O SÉCULO XVI EM PLENO SÉCULO XXI


Na moderna Brasília, produto do ímpeto de um povo em busca de afirmação, retorna-se a debate tão velho como a própria América Meridional.

Com linguagem contemporânea, retomam-se velhos embates próprios do século XVI, época em que se discutia se os índios, habitantes das terras descobertas pelos navegantes ibéricos, possuíam alma.

Alguns, naqueles tempos, concluíram que os índios não passavam de meros macacos e, portanto, sem alma e vontade própria. Seria melhor exterminá-los.

Levantaram-se vozes. Bartolomeu de Las Casas, o indomável pregador, afrontou conceitos e costumes. Defendeu os índios com coragem e denodo. Permitiu o surgimento das primeiras leis sociais na nova parte do mundo.

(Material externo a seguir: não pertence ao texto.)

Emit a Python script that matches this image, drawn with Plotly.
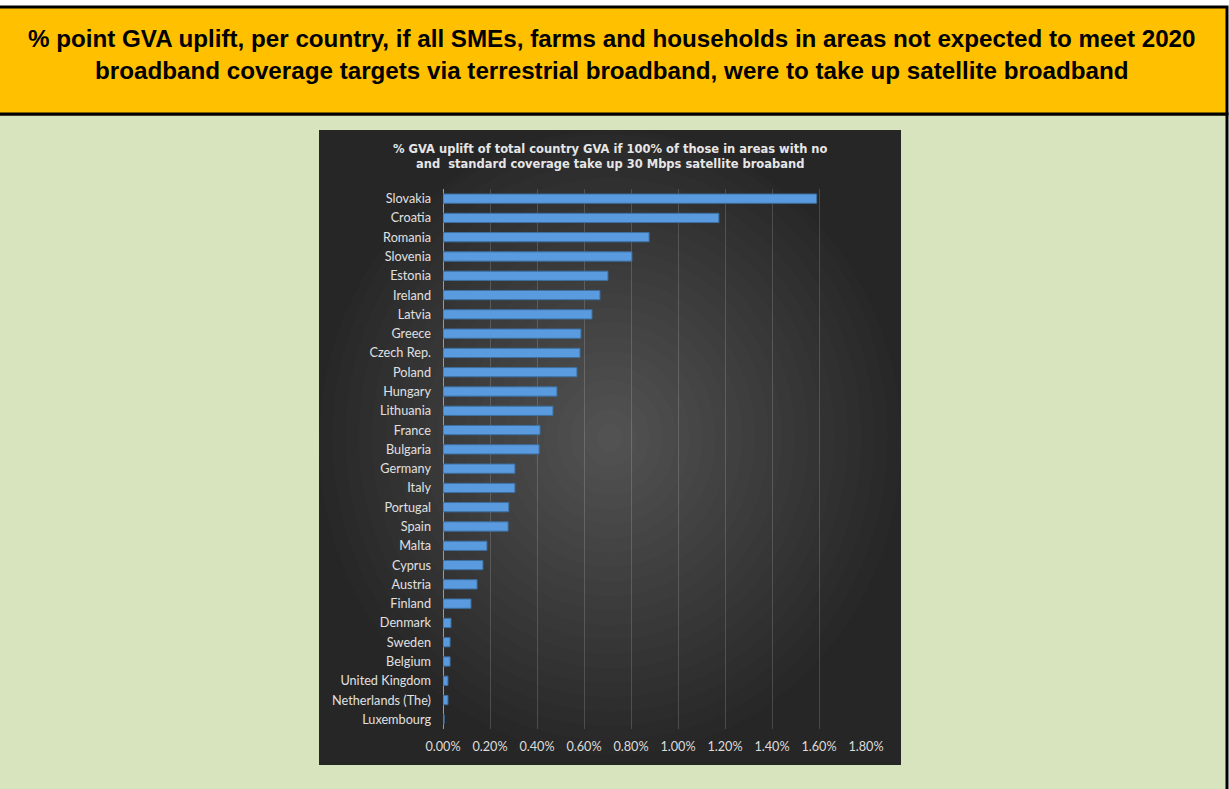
import plotly.graph_objects as go

W, H = 1229, 789

countries = ["Slovakia", "Croatia", "Romania", "Slovenia", "Estonia", "Ireland", "Latvia",
             "Greece", "Czech Rep.", "Poland", "Hungary", "Lithuania", "France", "Bulgaria",
             "Germany", "Italy", "Portugal", "Spain", "Malta", "Cyprus", "Austria", "Finland",
             "Denmark", "Sweden", "Belgium", "United Kingdom", "Netherlands (The)", "Luxembourg"]
uplift = [0.0159, 0.01174, 0.00877, 0.00804, 0.00702, 0.00668, 0.00634,
          0.00587, 0.00583, 0.0057, 0.00485, 0.00468, 0.00413, 0.00409,
          0.00306, 0.00306, 0.0028, 0.00277, 0.00187, 0.0017, 0.00145, 0.00119,
          0.00034, 0.0003, 0.0003, 0.00021, 0.00021, 0.00005]
tick_vals = [0, 0.002, 0.004, 0.006, 0.008, 0.010, 0.012, 0.014, 0.016, 0.018]

header_lines = ["% point GVA uplift, per country, if all SMEs, farms and households in areas not expected to meet 2020",
                "broadband coverage targets via terrestrial broadband, were to take up satellite broadband"]
chart_title = ("% GVA uplift of total country GVA if 100% of those in areas with no<br>"
               "and  standard coverage take up 30 Mbps satellite broaband")


def px(x):
    return x / W


def py(y):
    return 1 - y / H


shapes = []
# green panel
shapes.append(dict(type="rect", xref="paper", yref="paper", x0=px(-5), x1=px(1227), y0=py(800), y1=py(114),
                   fillcolor="#D7E4BD", line=dict(color="black", width=3), layer="below"))
# orange header
shapes.append(dict(type="rect", xref="paper", yref="paper", x0=px(-5), x1=px(1227), y0=py(114), y1=py(7),
                   fillcolor="#FFC000", line=dict(color="black", width=3), layer="below"))
# dark chart panel
cx0, cx1, cy0, cy1 = 319, 901, 130, 765
shapes.append(dict(type="rect", xref="paper", yref="paper", x0=px(cx0), x1=px(cx1), y0=py(cy1), y1=py(cy0),
                   fillcolor="#262626", line=dict(width=0), layer="below"))
# radial gradient approximation
ccx, ccy = (cx0 + cx1) / 2, (cy0 + cy1) / 2 - 10
N = 22
for i in range(N):
    f = 1 - i / N
    rx = (cx1 - cx0) / 2 * f
    ry = (cy1 - cy0) / 2 * f
    shapes.append(dict(type="circle", xref="paper", yref="paper",
                       x0=px(ccx - rx), x1=px(ccx + rx), y0=py(min(ccy + ry, cy1)), y1=py(max(ccy - ry, cy0)),
                       fillcolor="rgba(255,255,255,0.01)", line=dict(width=0), layer="below"))

annotations = []
for i, t in enumerate(header_lines):
    annotations.append(dict(text="<b>" + t + "</b>", xref="paper", yref="paper", x=px(612), y=py(38 + 32 * i),
                            xanchor="center", yanchor="middle", showarrow=False,
                            font=dict(family="Liberation Sans, Arial", size=24.2, color="black")))
annotations.append(dict(text="<b>" + chart_title + "</b>", xref="paper", yref="paper", x=px(610), y=py(156),
                        xanchor="center", yanchor="middle", showarrow=False, align="center",
                        font=dict(family="DejaVu Sans", size=11.5, color="#e6e6e6")))

fig = go.Figure(go.Bar(
    x=uplift, y=countries, orientation="h",
    marker=dict(color="#5A9BE0", line=dict(color="#3d6fa0", width=1)),
    hoverinfo="x+y"))

fig.update_layout(
    width=W, height=H, autosize=False,
    margin=dict(l=0, r=0, t=0, b=0, pad=0),
    paper_bgcolor="white", plot_bgcolor="rgba(0,0,0,0)",
    showlegend=False, bargap=0.52,
    shapes=shapes, annotations=annotations,
    xaxis=dict(domain=[px(443), px(866)], range=[0, 0.018], tickvals=tick_vals, tickformat=".2%",
               showgrid=True, gridcolor="rgba(255,255,255,0.16)", gridwidth=1,
               zeroline=True, zerolinecolor="#9a9a9a", zerolinewidth=1, automargin=False,
               tickfont=dict(family="Lato", size=12.7, color="#dcdcdc"), ticklabelstandoff=8,
               fixedrange=True),
    yaxis=dict(domain=[py(729), py(189)], autorange="reversed", categoryorder="array",
               categoryarray=countries, showgrid=False, zeroline=False, automargin=False,
               tickfont=dict(family="Lato", size=12.7, color="#e0e0e0"), ticklabelstandoff=11,
               fixedrange=True),
)

fig.write_html("out.html",
               post_script="document.body.style.margin='0';document.body.style.overflow='hidden';")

Sepúlveda, também sacerdote, colocou-se em posição oposta. Os índios podiam ser escravizados. Domados. Seviciados. Os conquistadores sentiam-se orgulhosos de sua ação religiosa.

Este o motivo aparente das suas expedições: a catequese. Acrescentavam, nas entrelinhas, o objetivo real da missão: os proveitos que “poucas vezes cabem em um saco“.

A expressão indica a rapina exercida sobre as riquezas da terra. Inclui, de passagem, a violência contra os índios. Dizimados. Gente bárbara. Não eram capazes de compreender os mistérios da religião oferecida.

Firmava-se, como conseqüência, a doutrina da tutela do bárbaro – leia-se os índios – pelos prudentes, assim adjetivados os conquistadores dos primeiros anos de colonização.

Agora, manejando o relógio do tempo, volta-se a debater sobre índios e seus espaços. O processo, ora na pauta do Supremo Tribunal Federal, reconduz a cidadania a tempos remotos.

Quantas variáveis se apresentam a exame: a preservação da cultura indígena e de seus valores. A integridade do território nacional, sem espaços vazios. A preservação das fronteiras com os países vizinhos.

Não é equação de fácil solução. Os ministros do Supremo Tribunal Federal meditarão, com certeza, sobre cada um dos temas indicados. Sabem que o julgamento é acompanhado com acuidade e interesse.

Ao se tornar uma corte ativa, como da natureza dos tribunais constitucionais, o Supremo passou a figurar diariamente nas pautas dos meios de comunicação.

Ninguém mais ignora sua existência. A sua condição de intérprete e guardião da Constituição o transformou em dinâmico instrumento de preservação dos direitos da pessoa.

Estes examinados sob visão contemporânea, onde todos são titulares de atributos e garantias asseguradas constitucionalmente, desconsideram os tempos em que se dividiam as pessoas em prudentes e bárbaros.

As múltiplas culturas, em uma sociedade complexa como a brasileira, merecem preservação. A capacidade de convivência entre visões diversas diferencia a nossa nacionalidade.

Difícil, pois, a missão da Alta Corte Constitucional no caso de Roraima. Não pode afastar os legítimos interesses das tribos indígenas. Buscar a eventual preservação do plantio estendido por áreas novas.

O tema não encontrará sucedâneo na jurisprudência de outras Cortes Constitucionais. Nem por aproximação. Só, no longínquo século XVI, os debates se centraram em assunto análogo.

Os conquistadores, particularmente espanhóis, falaram sua linguagem e impuseram suas intenções dominadoras. Eram outros tempos e outras premissas se colocavam. A fé permitia a prática de muitos crimes.

Em um estado laico, os argumentos utilizados no passado são impensáveis. Só o bom senso, a sensibilidade social e a submissão à lei poderão preservar todos os interesses em conflito.

Os olhos e ouvidos da cidadania se voltam para as falas de cada um dos onze ministros. Romper posicionamentos tradicionais nas relações entre grupos étnicos não será fácil.

Qualquer que for a decisão haverá protestos. É próprio da democracia. Quando as minorias obtêm a manutenção de seus espaços, as maiorias sentem-se agredidas.